Community and Quality of Life Benefits
Beyond Bartlett’s 100 shareholders, Cleveland and northeast
Ohio residents have diverse opportunities to visit Silver Creek
Farm. The farm stand is open Wednesday through Saturday, and Bartlett
advertises the availability of tours, picnics and slide shows “by
pre-arrangement” in her newsletter.
“I want people to come to a farm and see where their food
is grown and how it’s grown,” Bartlett says. “I
want them to bring a picnic lunch and sit under a tree and eat —
or wander the farm — and have respect for the people who grow
their food.”
As for her family, Bartlett feels a life of hard work in the open
air making and preparing food has offered “the best”
to her children, now grown and off the farm. Always interested in
food, Bartlett finds cooking with farm-fresh or farm-preserved produce
a wonderful beginning to any menu.
“Good food tends to make healthy, happy people,” she
says. “This type of work is so very satisfying, and our kids
have a deep appreciation for good food and a good lifestyle.”
Finally, her type of farming has created opportunities to meet “ingenious
other farmers and grand people of all stripes.”
Transition Advice
From experience, Bartlett advises a diversified income stream. “Have
some off-farm skills or job skills you can do right from the farm
to generate income,” she says.
CSA farmers need to develop “people skills” to relate
to the community. Bartlett also advises looking for opportunities
to team with other farmers, with whom she co-sells products.

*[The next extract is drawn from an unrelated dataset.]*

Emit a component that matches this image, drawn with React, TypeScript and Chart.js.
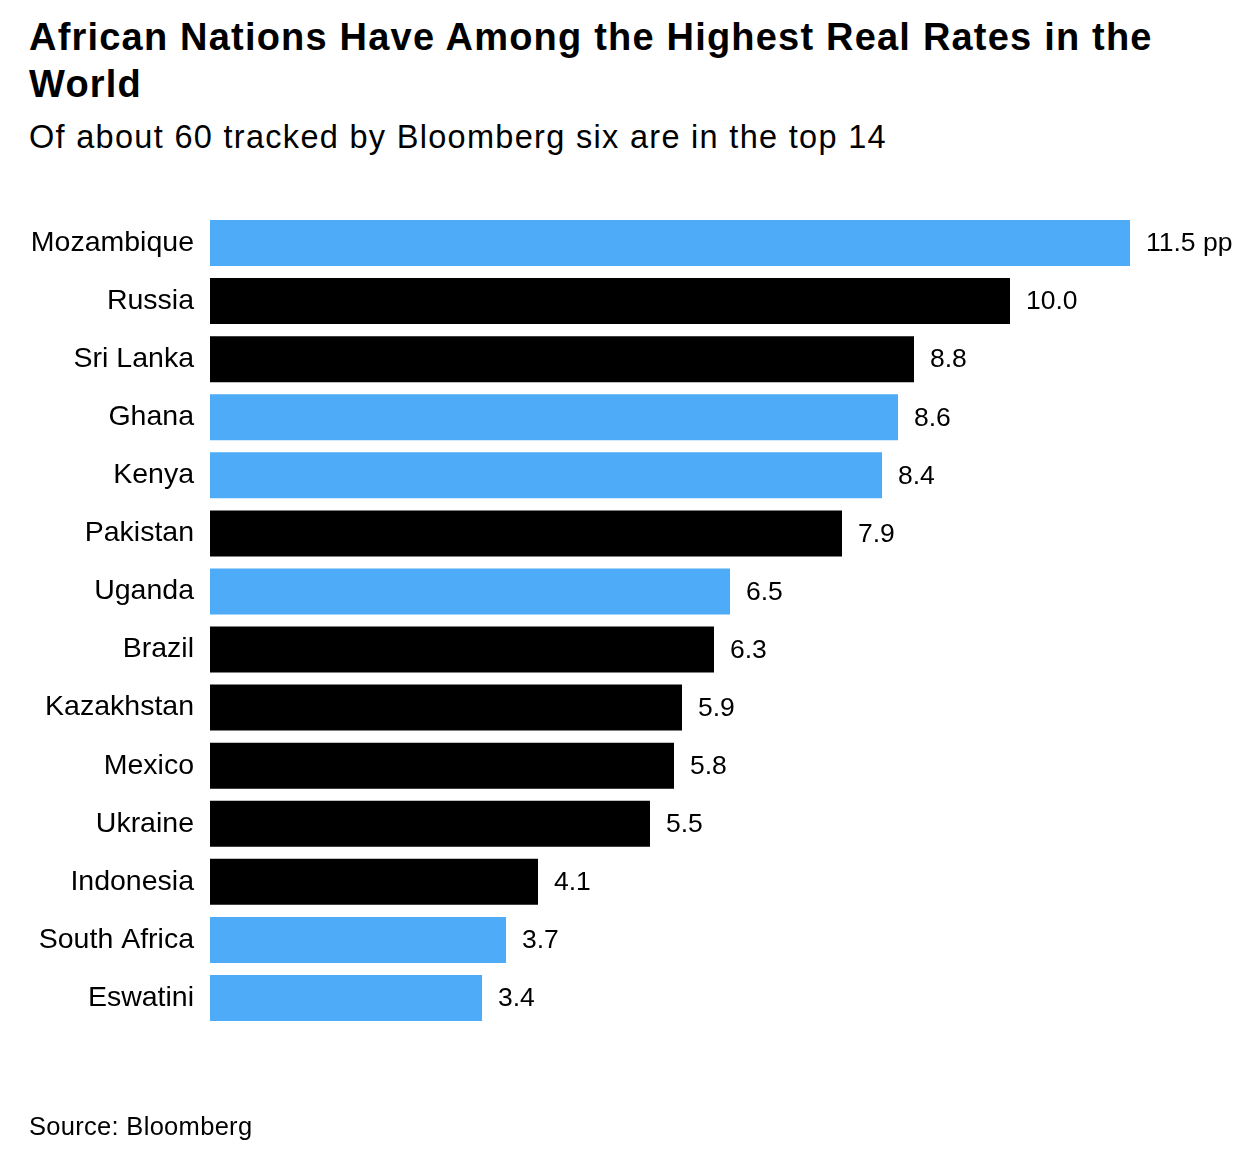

“You can work together to buy hay or sell another farmer’s
eggs at your market,” she says.
The Future
Despite how far they’ve come, Bartlett poses more marketing
challenges to herself, such as how to attract an even more local
customer base to the market. “It is still easier to attract
people from the city and suburbs than our neighbors,” she
says.
She and Ted hope to be able to restructure the CSA enterprise so
they can slowly hand over the reins to a core group of members.
Looking down the road toward retirement, they want to have more
time for family, their new nonprofit educational center and, perhaps
most important, quiet walks in the fields and woods.